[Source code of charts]

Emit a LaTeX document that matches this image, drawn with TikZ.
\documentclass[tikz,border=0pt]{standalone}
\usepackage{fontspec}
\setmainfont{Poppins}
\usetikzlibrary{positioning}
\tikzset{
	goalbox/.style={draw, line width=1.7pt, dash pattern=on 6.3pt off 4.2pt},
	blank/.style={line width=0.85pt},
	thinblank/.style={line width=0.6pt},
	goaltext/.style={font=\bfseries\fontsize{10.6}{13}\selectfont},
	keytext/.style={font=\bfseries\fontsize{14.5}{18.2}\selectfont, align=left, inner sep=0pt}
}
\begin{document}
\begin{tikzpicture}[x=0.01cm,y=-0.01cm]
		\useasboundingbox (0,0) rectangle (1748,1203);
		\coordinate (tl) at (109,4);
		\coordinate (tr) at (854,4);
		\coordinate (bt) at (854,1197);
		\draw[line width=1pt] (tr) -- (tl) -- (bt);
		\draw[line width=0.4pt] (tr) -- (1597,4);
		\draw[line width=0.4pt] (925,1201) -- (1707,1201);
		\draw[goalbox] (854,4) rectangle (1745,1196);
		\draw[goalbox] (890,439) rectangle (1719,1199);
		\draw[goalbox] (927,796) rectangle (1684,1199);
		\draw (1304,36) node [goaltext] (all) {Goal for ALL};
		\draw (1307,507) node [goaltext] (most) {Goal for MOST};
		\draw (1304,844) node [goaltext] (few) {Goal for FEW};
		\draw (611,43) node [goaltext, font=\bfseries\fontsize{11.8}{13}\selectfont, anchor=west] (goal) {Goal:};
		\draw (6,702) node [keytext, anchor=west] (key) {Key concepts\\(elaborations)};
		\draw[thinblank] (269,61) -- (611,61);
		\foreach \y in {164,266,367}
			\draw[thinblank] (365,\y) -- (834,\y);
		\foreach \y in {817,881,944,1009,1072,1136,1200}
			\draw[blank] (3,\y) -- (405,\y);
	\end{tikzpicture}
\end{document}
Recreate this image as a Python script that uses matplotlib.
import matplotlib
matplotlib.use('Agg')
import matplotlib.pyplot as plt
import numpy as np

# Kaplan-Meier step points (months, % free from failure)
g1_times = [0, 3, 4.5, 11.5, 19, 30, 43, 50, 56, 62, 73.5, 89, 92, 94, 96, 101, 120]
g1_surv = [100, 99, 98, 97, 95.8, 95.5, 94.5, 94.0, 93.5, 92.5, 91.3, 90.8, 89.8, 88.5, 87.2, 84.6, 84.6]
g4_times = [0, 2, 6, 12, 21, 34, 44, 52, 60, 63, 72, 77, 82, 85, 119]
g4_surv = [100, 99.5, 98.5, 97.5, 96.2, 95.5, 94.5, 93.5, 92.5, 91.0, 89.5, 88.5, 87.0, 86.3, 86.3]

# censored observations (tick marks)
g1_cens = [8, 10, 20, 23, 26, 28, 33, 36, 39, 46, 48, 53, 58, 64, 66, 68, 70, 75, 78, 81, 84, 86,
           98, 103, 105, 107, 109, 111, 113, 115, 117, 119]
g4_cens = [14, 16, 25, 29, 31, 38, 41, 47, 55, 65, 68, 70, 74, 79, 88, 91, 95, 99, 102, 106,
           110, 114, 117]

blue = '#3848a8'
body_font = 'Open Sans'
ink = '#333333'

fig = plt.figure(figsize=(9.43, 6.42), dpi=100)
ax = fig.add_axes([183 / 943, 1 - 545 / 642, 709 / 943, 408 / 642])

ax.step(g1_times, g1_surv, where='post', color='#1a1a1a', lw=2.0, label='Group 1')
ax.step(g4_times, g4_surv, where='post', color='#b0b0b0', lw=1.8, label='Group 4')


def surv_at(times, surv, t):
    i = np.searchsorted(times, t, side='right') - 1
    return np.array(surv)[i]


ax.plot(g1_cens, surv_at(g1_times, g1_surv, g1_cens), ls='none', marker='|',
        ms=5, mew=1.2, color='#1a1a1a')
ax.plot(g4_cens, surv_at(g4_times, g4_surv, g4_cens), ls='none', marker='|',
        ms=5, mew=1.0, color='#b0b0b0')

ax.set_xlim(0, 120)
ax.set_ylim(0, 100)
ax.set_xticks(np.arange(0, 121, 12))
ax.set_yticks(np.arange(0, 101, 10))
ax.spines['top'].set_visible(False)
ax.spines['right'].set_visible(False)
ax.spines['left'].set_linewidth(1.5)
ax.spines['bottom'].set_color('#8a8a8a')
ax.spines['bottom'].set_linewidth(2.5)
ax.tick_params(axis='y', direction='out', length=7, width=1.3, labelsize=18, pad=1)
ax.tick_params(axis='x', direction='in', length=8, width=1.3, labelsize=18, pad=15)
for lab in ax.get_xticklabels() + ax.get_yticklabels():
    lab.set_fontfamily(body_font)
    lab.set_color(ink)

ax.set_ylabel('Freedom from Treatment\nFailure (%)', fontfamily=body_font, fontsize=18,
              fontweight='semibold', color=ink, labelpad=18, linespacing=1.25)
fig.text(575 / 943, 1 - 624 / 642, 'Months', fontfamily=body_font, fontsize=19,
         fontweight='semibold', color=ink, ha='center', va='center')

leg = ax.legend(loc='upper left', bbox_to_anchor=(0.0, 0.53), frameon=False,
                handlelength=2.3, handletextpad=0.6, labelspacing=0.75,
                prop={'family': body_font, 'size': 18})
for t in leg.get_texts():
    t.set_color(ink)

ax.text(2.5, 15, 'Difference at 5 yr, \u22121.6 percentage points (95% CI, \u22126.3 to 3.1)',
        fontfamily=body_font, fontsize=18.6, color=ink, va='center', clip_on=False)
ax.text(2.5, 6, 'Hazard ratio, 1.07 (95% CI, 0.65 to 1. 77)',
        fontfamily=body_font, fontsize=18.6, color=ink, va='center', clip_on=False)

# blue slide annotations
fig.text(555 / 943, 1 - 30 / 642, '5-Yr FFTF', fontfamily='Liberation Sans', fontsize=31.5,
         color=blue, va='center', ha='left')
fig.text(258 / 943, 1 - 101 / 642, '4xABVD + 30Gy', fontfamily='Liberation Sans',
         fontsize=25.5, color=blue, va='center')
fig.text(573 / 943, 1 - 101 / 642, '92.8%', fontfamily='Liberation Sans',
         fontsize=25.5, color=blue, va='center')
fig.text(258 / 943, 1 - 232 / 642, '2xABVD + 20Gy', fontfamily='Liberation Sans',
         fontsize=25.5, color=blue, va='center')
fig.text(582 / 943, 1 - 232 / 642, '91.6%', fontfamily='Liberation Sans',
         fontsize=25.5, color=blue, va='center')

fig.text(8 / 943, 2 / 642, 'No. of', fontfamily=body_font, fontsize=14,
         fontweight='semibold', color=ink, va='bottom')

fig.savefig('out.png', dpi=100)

==

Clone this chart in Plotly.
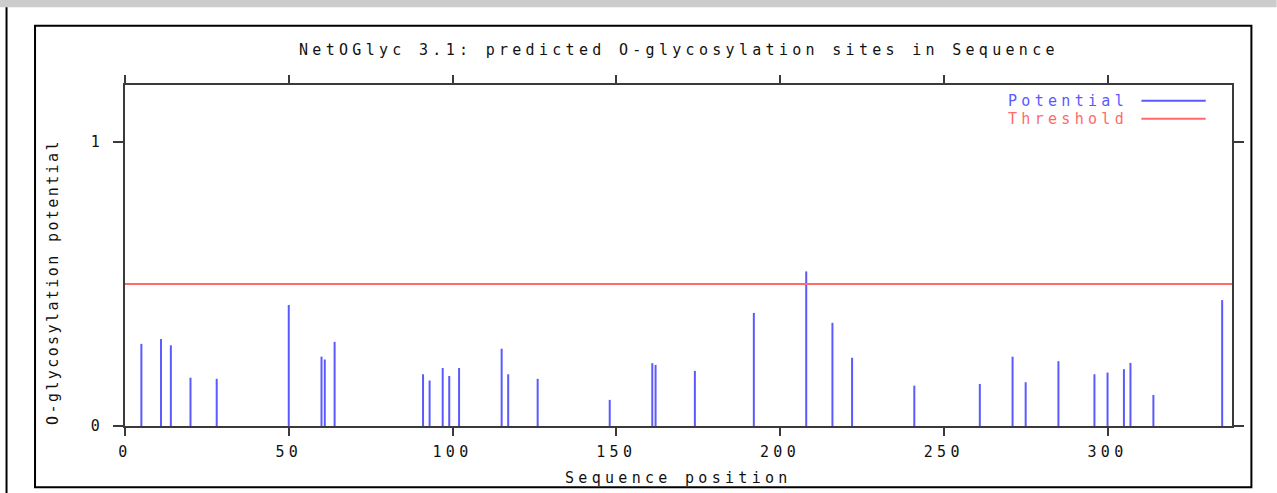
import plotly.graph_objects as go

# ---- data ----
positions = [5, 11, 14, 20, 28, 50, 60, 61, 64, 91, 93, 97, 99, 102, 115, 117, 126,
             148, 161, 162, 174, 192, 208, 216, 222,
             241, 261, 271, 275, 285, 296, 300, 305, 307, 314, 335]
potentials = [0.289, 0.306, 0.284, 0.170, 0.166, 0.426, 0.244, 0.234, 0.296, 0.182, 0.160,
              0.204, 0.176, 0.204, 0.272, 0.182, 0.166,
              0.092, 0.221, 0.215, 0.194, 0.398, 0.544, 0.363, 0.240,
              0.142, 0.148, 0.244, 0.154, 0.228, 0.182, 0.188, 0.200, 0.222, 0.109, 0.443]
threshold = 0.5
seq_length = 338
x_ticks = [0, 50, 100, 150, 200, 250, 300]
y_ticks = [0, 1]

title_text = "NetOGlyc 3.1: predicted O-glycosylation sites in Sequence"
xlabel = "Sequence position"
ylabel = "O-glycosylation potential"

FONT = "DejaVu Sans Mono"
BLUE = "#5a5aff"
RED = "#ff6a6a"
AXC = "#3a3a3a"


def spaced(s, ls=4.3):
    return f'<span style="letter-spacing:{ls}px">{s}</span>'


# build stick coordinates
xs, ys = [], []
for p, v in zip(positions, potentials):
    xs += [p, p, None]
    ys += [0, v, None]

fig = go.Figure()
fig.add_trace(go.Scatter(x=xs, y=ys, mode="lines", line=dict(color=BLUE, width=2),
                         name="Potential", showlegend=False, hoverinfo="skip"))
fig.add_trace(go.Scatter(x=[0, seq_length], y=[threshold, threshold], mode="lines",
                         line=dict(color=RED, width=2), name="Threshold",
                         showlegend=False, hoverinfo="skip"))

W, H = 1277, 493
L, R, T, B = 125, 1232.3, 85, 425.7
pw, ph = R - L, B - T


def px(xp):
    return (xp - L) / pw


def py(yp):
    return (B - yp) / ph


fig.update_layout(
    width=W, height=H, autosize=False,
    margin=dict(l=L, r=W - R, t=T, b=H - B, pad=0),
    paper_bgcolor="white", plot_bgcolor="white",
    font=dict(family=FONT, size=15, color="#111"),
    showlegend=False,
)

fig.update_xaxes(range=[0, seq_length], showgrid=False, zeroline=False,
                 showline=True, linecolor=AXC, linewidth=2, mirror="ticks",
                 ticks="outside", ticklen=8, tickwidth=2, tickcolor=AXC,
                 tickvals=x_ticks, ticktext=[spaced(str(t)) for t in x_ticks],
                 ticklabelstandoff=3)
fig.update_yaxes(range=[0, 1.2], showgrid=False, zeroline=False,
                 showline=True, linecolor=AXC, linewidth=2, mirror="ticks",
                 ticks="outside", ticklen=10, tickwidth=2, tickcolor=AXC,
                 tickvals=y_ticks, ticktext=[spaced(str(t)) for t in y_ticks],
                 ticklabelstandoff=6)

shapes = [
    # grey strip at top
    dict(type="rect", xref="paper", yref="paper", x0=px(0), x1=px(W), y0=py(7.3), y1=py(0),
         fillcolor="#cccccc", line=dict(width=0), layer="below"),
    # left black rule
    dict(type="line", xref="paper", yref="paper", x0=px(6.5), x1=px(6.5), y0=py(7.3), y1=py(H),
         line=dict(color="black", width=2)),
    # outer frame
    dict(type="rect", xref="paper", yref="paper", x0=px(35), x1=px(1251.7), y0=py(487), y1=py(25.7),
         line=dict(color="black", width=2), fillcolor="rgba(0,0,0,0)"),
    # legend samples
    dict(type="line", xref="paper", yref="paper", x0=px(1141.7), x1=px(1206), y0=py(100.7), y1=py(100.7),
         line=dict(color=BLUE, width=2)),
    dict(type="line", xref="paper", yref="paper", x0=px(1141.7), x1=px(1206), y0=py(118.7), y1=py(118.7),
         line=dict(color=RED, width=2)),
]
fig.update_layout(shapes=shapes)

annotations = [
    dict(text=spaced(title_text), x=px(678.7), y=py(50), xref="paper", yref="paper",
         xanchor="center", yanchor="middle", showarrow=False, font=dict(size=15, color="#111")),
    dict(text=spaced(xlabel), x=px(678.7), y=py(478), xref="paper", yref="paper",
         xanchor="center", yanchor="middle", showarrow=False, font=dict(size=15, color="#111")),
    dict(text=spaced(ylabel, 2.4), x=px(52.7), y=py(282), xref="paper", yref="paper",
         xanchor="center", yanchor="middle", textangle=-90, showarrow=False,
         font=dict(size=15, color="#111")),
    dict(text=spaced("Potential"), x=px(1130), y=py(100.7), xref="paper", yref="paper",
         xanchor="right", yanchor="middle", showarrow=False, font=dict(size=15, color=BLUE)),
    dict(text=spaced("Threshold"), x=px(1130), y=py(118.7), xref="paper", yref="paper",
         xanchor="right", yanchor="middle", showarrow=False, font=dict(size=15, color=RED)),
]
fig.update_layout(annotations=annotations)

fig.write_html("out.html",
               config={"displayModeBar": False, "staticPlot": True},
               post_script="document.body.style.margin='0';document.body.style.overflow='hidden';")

- STATED GOAL -
Start with the line that includes "Clone this chart in Plotly." and finish with the line that includes "import plotly.graph_objects as go": reproduce those lines exactly, nothing before or after, and omit any pictures.

- ANSWER TO THE EXERCISE -
Clone this chart in Plotly.
import plotly.graph_objects as go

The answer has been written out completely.